Here are ten adjectives that characterize education at the Academy. It is not an exhaustive list, and the categories do not exclude one another, rather each offers a significant perspective on our education approach.

  • Liturgical. Pride of place in the life of the Academy is given to the Holy Sacrifice of the Mass and the prayers and devotions that flow from it and lead up to it. Every way of life has a rhythm, whether it is set by the school bell, the time clock or the TV guide. At the Academy, the day, the week and the year move to the tempo of the Divine Liturgy which is the life of Christ as it unfolds in time.
  • Experiential. In our day many students have lost the inexpressible benefit that comes from lived contact with the realities they study. The mediations of communications technology are a two-edge sword, they bring the world to us, but on their own terms, terms that too often flatter and belie. You can’t fit an oak tree in a laptop, or the sounds of a spring evening in an ipod. Whether in the reading of whole works rather than adaptations, or the priority given to the experience of nature over the experiment in the laboratory, the Academy seeks to challenge students to make ever greater contact with the Real.
  • Integrated. Ultimately, parts only make sense in view of the whole, and every whole is just another part in view of God. But contemporary education is obsessed with finding the ultimate answers in pieces of pieces. St. Gregory’s seeks to give its students an integrated vision of the world and history centred on Christ, and the tools to expand that vision as they grow in learning and faith.
  • Musical. St. Augustine tells us that God is a symphonic conductor coordinating the beauty of the cosmos as one grand ineffable song. When we realize this we see that music and poetry are not decorations on the edges of life’s serious matters, but a participation in the very love that moves the stars. The Academy gives a large place to music and poetry in its program of formation. These arts of the muses, which in our day too often lead the young away from God, should awaken and inform the soul of the student so the he can take his place in the universal chorus of divine praise.
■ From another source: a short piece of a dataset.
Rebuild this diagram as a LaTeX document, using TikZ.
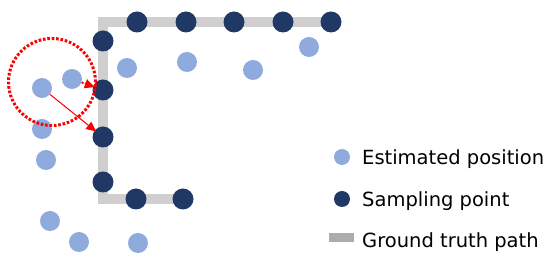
\documentclass[tikz,border=0pt]{standalone}
\usepackage{fontspec}
\setmainfont{DejaVu Sans}
\usetikzlibrary{arrows.meta}
\definecolor{estblue}{HTML}{8FAADC}
\definecolor{sampnavy}{HTML}{1F3864}
\definecolor{pathgray}{HTML}{D0CECE}
\definecolor{leggray}{HTML}{AEABAB}
\definecolor{myred}{HTML}{FF0000}
\tikzset{
  est/.style={circle,fill=estblue,inner sep=0pt,minimum size=20pt},
  samp/.style={circle,fill=sampnavy,inner sep=0pt,minimum size=21pt},
  estleg/.style={circle,fill=estblue,inner sep=0pt,minimum size=16pt},
  sampleg/.style={circle,fill=sampnavy,inner sep=0pt,minimum size=16pt},
  legtext/.style={anchor=base west,inner sep=0pt,font=\fontsize{19.5}{22}\selectfont},
  truthpath/.style={draw=pathgray,line width=10pt,line join=miter},
  redarrow/.style={draw=myred,-{Triangle[length=10pt,width=9pt]},shorten >=-2pt}
}
\begin{document}
\begin{tikzpicture}[x=1pt,y=-1pt]
\useasboundingbox (0,0) rectangle (550,256);
% corners of the ground truth path
\coordinate (ctop) at (103,22);
\coordinate (cbot) at (103,199);
% sampling point positions
\coordinate (p1) at (103,41);
\coordinate (p2) at (137,22);
\coordinate (p3) at (186,22);
\coordinate (p4) at (234,22);
\coordinate (p5) at (283,22);
\coordinate (p6) at (331,22);
\coordinate (p7) at (103,90);
\coordinate (p8) at (103,137);
\coordinate (p9) at (103,182);
\coordinate (p10) at (136,199);
\coordinate (p11) at (183,199);
% ground truth path
\draw[truthpath] (p6) -- (ctop) -- (cbot) -- (p11);
% estimated positions
\node[est] (l1) at (42,88) {};
\node[est] (l2) at (72,79) {};
\node[est] (l3) at (42,129) {};
\node[est] (l4) at (46,160) {};
\node[est] (l5) at (50,221) {};
\node[est] (l6) at (79,242) {};
\node[est] (l7) at (138,243) {};
\node[est] (l8) at (127,68) {};
\node[est] (l9) at (187,62) {};
\node[est] (l10) at (253,70) {};
\node[est] (l11) at (309,47) {};
% sampling points
\foreach \i in {1,...,11} {\node[samp] (d\i) at (p\i) {};}
% red search circle
\node[draw=myred,circle,line width=3pt,dash pattern=on 2.6pt off 1.8pt,minimum size=87pt,inner sep=0pt] (search) at (52,82) {};
% arrows
\draw[redarrow,line width=2pt,dash pattern=on 2pt off 1.5pt] (l2) -- (d7);
\draw[redarrow,line width=1pt] (l1) -- (d8);
% legend
\node[estleg] (le) at (342,157) {};
\node[legtext] (te) at (362,165) {Estimated position};
\node[sampleg] (ls) at (342,199) {};
\node[legtext] (ts) at (362,207) {Sampling point};
\node[fill=leggray,minimum width=25pt,minimum height=9pt,inner sep=0pt] (lg) at (341.5,237.5) {};
\node[legtext] (tg) at (362,248) {Ground truth path};
\end{tikzpicture}
\end{document}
  • Brotherly. Of all the things lost to the modern world, there is perhaps none more sorely missed than the common accord of heart, mind, and hand that is true friendship. This virtue, so prized by the ancients, in which men step outside themselves into the light of a shared endeavour, offers a higher life, but only at the price of that modern independence which is really only a deadly isolation of the soul. Friendship is central to the life of St. Gregory’s Academy. Without forgetting the need for healthy opposition and competition, we work within a Salesian ethos that seeks to assume all relationships into the higher unity of divine charity.
  • Imaginative. The imagination has fallen on strange times lately. On the one hand we are flooded as never before, with a vast amount and variety of powerful and often, subversive images; on the other hand, education gives little attention to the importance of images, concentrating rather on the commercial possibilities of a calculating and manipulative reason. Yet as Catholics, we believe that we were made in the image and likeness of Him who is the image of the invisible God, and therefore we cannot deny the importance of the imagination. At St. Gregory’s we work within the venerable Catholic tradition which cultivates the imagination as an indispensable means to the knowledge of the highest truths and to its communication.
  • Amateur. G.K. Chesterton tells us that anything worth doing is worth doing badly. Too many activities are too delightful to be left solely to the professionals. According to the etymology, an amateur is a lover, and just as charity covers a multitude of sins, so the love of an activity excuses our initial blunders and opens up the road to our eventual proficiency. The true amateur says not that any old job is good enough, but rather that although no job is ever good enough, no job at all is worse.  At St. Gregory’s we encourage everyone to try everything so that each boy will become someone.
  • Character Forming. Education addresses not the mind alone, but the whole man. Without the support of the moral virtues the intelligence and the imagination shrink or swell, warping the person, and often introducing errors and deviations.  By contrast, in a well-formed character the constellation of moral and intellectual virtues bestows on the whole a beauty and splendour that is the mark of a certain perfection. St. Gregory’s offers every student the opportunity to work on perfecting himself in virtue, while remembering that we live in an imperfect world, and that nothing is accomplished without God’s grace.
  • Small. In every domain of activity nature decrees a certain scale of operation which must be obeyed if we would succeed. Human beings cannot be educated with the techniques of mass production. In the art of education, where a personal touch and repeated effort are essential, the small-scale operation is superior. With a teacher to student ratio of one to four, St. Gregory’s is able to give each student the attention he needs to grow well.
  • Festive. Scripture tells us that Wisdom was with God from the beginning, playing in his presence and in the world. From this we see that play is not to be dismissed as a frivolity, but is central to wisdom, the highest goal of education. A well established virtue, even intellectual virtue, is characterized not by strain, but by the ease, virtuosity, and freedom of play. Education should aim for this virtuosity, and even anticipate it just as we practice in order to play well in a game.  At St. Gregory’s we take play seriously, and strive (with due playfulness) to always rejoice with charity in the good things God gives us.